The World Economic Forum predicts that by 2025, ten percent of GDP will be in digital currency, and bitcoin and cryptocurrencies are on pace to raise more than $1 billion in venture funding this year. It's therefore no shock that this topic was top of mind for experts at The New Yorker Festival, which was held in a variety of Manhattan hot-spots the weekend of October 2-4. This year's festival, which brings together the brightest minds in culture - from Toni Morrison to Larry Kramer - hosted Tech@Fest, a series of events focused on the radical implications of technological advancements and their potential to reshape society.
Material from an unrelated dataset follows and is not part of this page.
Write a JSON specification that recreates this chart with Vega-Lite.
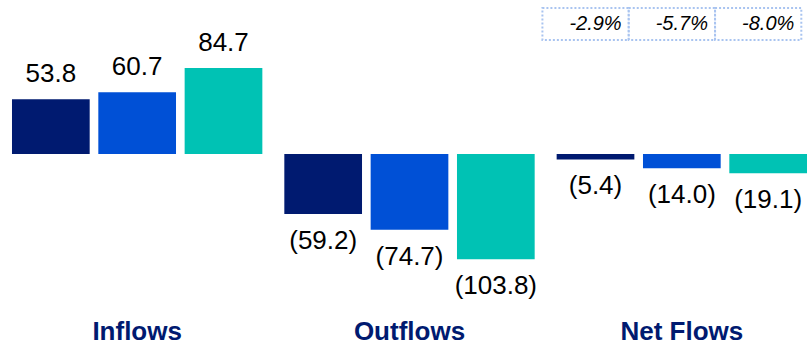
{
  "$schema": "https://vega.github.io/schema/vega-lite/v6.json",
  "width": 808,
  "height": 346,
  "padding": 0,
  "autosize": {"type": "none"},
  "background": "white",
  "config": {"view": {"stroke": null}, "text": {"font": "Liberation Sans"}},
  "datasets": {
    "bars": [
      {"category": "Inflows", "series": "s1", "value": 53.8, "label": "53.8"},
      {"category": "Inflows", "series": "s2", "value": 60.7, "label": "60.7"},
      {"category": "Inflows", "series": "s3", "value": 84.7, "label": "84.7"},
      {"category": "Outflows", "series": "s1", "value": -59.2, "label": "(59.2)"},
      {"category": "Outflows", "series": "s2", "value": -74.7, "label": "(74.7)"},
      {"category": "Outflows", "series": "s3", "value": -103.8, "label": "(103.8)"},
      {"category": "Net Flows", "series": "s1", "value": -5.4, "label": "(5.4)"},
      {"category": "Net Flows", "series": "s2", "value": -14.0, "label": "(14.0)"},
      {"category": "Net Flows", "series": "s3", "value": -19.1, "label": "(19.1)"}
    ],
    "pct": [
      {"category": "Net Flows", "series": "s1", "pct": "-2.9%"},
      {"category": "Net Flows", "series": "s2", "pct": "-5.7%"},
      {"category": "Net Flows", "series": "s3", "pct": "-8.0%"}
    ],
    "cats": [
      {"category": "Inflows"},
      {"category": "Outflows"},
      {"category": "Net Flows"}
    ]
  },
  "layer": [
    {
      "data": {"name": "bars"},
      "mark": {"type": "bar"},
      "encoding": {
        "x": {"field": "category", "type": "nominal", "sort": ["Inflows", "Outflows", "Net Flows"], "scale": {"range": [1, 818], "paddingInner": 0.049, "paddingOuter": 0.0245}, "axis": null},
        "xOffset": {"field": "series", "type": "nominal", "scale": {"paddingInner": 0.1, "paddingOuter": 0.05}},
        "y": {"field": "value", "type": "quantitative", "scale": {"domain": [-189.2, 151.7], "nice": false, "zero": false}, "axis": null},
        "y2": {"datum": 0},
        "color": {"field": "series", "type": "nominal", "scale": {"domain": ["s1", "s2", "s3"], "range": ["#001A70", "#0050D6", "#00C2B4"]}, "legend": null}
      }
    },
    {
      "data": {"name": "bars"},
      "transform": [{"filter": "datum.value > 0"}],
      "mark": {"type": "text", "baseline": "alphabetic", "dy": -17, "fontSize": 26, "color": "#000000"},
      "encoding": {
        "x": {"field": "category", "type": "nominal", "sort": ["Inflows", "Outflows", "Net Flows"]},
        "xOffset": {"field": "series", "type": "nominal"},
        "y": {"field": "value", "type": "quantitative", "scale": {"domain": [-189.2, 151.7], "nice": false, "zero": false}},
        "text": {"field": "label"}
      }
    },
    {
      "data": {"name": "bars"},
      "transform": [{"filter": "datum.value < 0"}],
      "mark": {"type": "text", "baseline": "top", "dy": 14, "fontSize": 26, "color": "#000000"},
      "encoding": {
        "x": {"field": "category", "type": "nominal", "sort": ["Inflows", "Outflows", "Net Flows"]},
        "xOffset": {"field": "series", "type": "nominal"},
        "y": {"field": "value", "type": "quantitative", "scale": {"domain": [-189.2, 151.7], "nice": false, "zero": false}},
        "text": {"field": "label"}
      }
    },
    {
      "data": {"name": "cats"},
      "mark": {"type": "text", "baseline": "alphabetic", "fontSize": 26, "fontWeight": "bold", "color": "#001A70"},
      "encoding": {
        "x": {"field": "category", "type": "nominal", "sort": ["Inflows", "Outflows", "Net Flows"]},
        "y": {"datum": -183.3, "scale": {"domain": [-189.2, 151.7], "nice": false, "zero": false}},
        "text": {"field": "category"}
      }
    },
    {
      "data": {"name": "pct"},
      "mark": {"type": "bar", "fill": "transparent", "stroke": "#A9C4F0", "strokeWidth": 2, "strokeDash": [2, 2], "width": {"band": 1.11}},
      "encoding": {
        "x": {"field": "category", "type": "nominal", "sort": ["Inflows", "Outflows", "Net Flows"]},
        "xOffset": {"field": "series", "type": "nominal"},
        "y": {"datum": 143.8, "scale": {"domain": [-189.2, 151.7], "nice": false, "zero": false}},
        "y2": {"datum": 112.3}
      }
    },
    {
      "data": {"name": "pct"},
      "mark": {"type": "text", "baseline": "middle", "fontSize": 20, "fontStyle": "italic", "color": "#000000"},
      "encoding": {
        "x": {"field": "category", "type": "nominal", "sort": ["Inflows", "Outflows", "Net Flows"]},
        "xOffset": {"field": "series", "type": "nominal"},
        "y": {"datum": 128, "scale": {"domain": [-189.2, 151.7], "nice": false, "zero": false}},
        "text": {"field": "pct"}
      }
    }
  ]
}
During a panel discussion moderated by NewYorker.com editor Nicholas Thompson, Joi Ito, director of the MIT Media Lab came out swinging when he was asked for his thoughts on the future of bitcoin.

"Here's my prediction", Ito said, "I think that blockchain will be to banking and law what the Internet was to media. I think that we'll survive it, but we're going to be fundamentally different."
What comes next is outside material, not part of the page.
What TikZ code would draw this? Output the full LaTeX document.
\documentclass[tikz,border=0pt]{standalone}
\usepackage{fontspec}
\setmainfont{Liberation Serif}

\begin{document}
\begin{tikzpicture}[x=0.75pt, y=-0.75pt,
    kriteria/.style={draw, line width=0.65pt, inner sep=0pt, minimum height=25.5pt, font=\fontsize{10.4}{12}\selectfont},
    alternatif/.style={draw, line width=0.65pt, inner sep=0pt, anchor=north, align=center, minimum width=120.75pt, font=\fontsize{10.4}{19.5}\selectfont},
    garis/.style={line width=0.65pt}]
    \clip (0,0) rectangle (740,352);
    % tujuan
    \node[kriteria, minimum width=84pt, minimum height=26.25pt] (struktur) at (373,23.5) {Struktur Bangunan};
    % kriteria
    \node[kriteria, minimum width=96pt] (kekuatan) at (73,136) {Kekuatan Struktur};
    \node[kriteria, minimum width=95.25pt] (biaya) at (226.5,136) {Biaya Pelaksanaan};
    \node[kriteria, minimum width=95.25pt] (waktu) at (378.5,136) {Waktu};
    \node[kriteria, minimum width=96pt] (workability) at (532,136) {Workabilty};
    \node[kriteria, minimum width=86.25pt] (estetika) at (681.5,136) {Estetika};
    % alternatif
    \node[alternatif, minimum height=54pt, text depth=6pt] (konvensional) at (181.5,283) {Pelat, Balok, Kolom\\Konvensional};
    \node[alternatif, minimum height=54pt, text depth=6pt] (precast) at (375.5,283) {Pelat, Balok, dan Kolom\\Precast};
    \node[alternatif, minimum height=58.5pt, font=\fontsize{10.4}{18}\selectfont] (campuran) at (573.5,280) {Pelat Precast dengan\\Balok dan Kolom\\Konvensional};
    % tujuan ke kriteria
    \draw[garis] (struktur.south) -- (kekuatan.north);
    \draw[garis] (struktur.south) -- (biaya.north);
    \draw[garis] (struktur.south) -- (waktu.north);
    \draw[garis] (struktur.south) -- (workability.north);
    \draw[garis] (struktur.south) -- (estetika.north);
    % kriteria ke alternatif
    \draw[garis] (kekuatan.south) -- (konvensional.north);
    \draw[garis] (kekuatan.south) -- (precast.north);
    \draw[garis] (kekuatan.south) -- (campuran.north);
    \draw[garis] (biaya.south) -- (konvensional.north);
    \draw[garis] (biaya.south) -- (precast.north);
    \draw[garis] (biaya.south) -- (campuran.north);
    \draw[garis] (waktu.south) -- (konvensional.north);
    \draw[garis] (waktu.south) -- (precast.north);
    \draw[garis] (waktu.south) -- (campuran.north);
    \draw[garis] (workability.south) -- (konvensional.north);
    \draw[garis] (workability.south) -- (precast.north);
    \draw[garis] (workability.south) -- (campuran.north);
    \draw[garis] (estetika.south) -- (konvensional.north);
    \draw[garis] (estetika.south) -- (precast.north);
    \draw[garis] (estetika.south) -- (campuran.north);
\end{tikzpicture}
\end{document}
It all comes back to the blockchain, the digital ledger that supports and records all bitcoin transactions. Still in its infancy, blockchain provides a way to create a public ledger of transactions that is trackable, transparent and entirely tamperproof.
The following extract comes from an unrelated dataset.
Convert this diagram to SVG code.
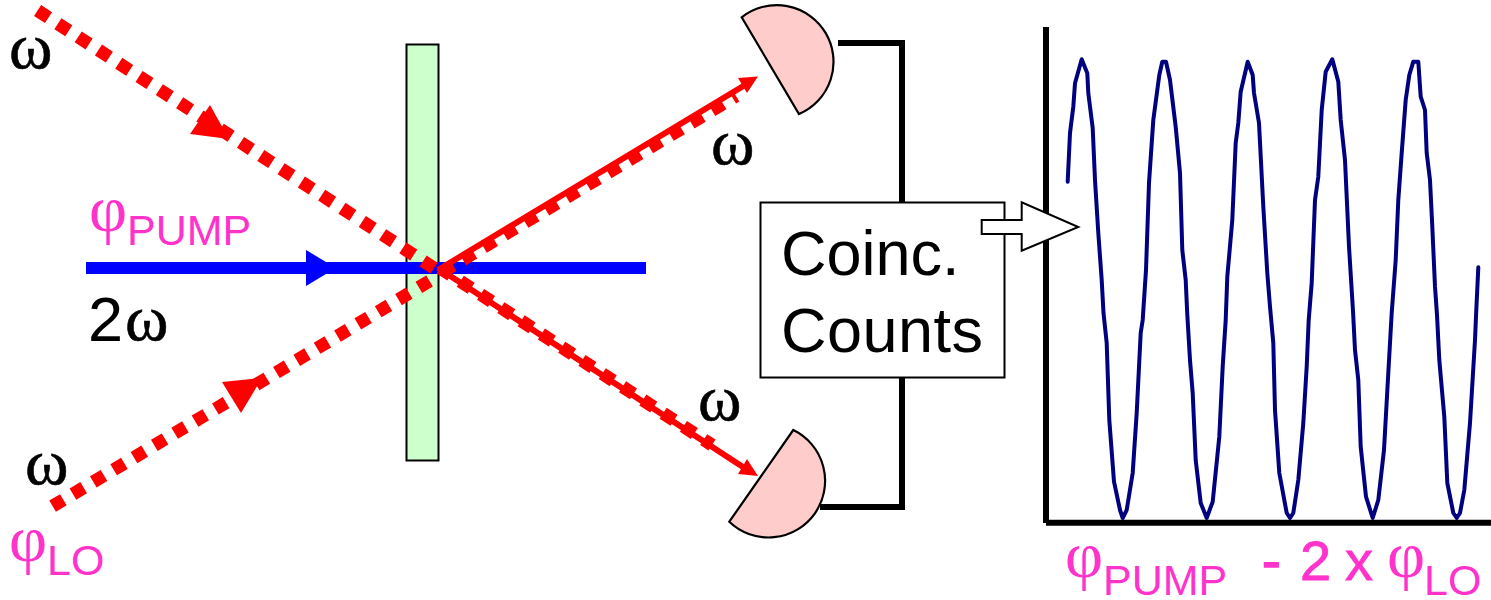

According to Ito, we've only seen the tip of the iceberg when it comes to the potential for blockchain. Similar to the advent of any technology, many early adopters of bitcoin are mocked today because people still don't understand its value.

Before the Internet gained widespread popularity, "no one anticipated how disruptive it could truly be", Ito added. "We could imagine where it would go and that all content could one day flow freely, because it was cheap, but we didn't understand exactly how it would happen."

This is where we stand today with bitcoin. "We have this killer, functional app", Ito stated, but what's truly interesting to him and those in the Media Lab is the potential for disruption - how this technology could fundamentally eliminate lawyers and bankers.

"So, two thirds of the people in this room will lose their jobs because of bitcoin", Thompson quipped in response.

But, Ito would argue: not any time soon.

He stated the real value of bitcoin is that it has taken "an entire generation of hackers and pointed them at the bookkeeping problem, which hasn't really been changed since the House of Medici."

"Traditionally, the really smart people at MIT would graduate and go to Wall Street and exploit the inefficiencies of the financial process to make money," Ito remarked. But, "the important thing about bitcoin is that the nerds that are working on it right now, my kids, they're not really in it to make money. They're in it to try to make the system work better."

"Compared to the Internet, we're way ahead of our skis", he continued. "The Internet had years and years and years of hackers beating it up and trying to figure it out before we started building houses on top of it. Right now we have big houses coming up on top of bitcoin, but we haven't really figured out the fundamentals."

Ito stresses, however, that this is an opportunity, not a flaw, in the bitcoin system. Right now, bitcoin and blockchain are like "putty", he claims. Those who are working to improve the system are building things into the code that will influence what it will ultimately become, so the banks, countries and policy makers who are immersed in the bitcoin conversation are truly being heard and are raising points of concern to be resolved before the code is set in stone.

Ito's parting words for lawyers and bankers should not be overlooked: "My advice would be to learn about it, become part of the conversation and raise some of the ideas that will likely become the biggest problems". With this insight, Ito says, we can create a system that will strengthen and augment the industries we have come to rely on.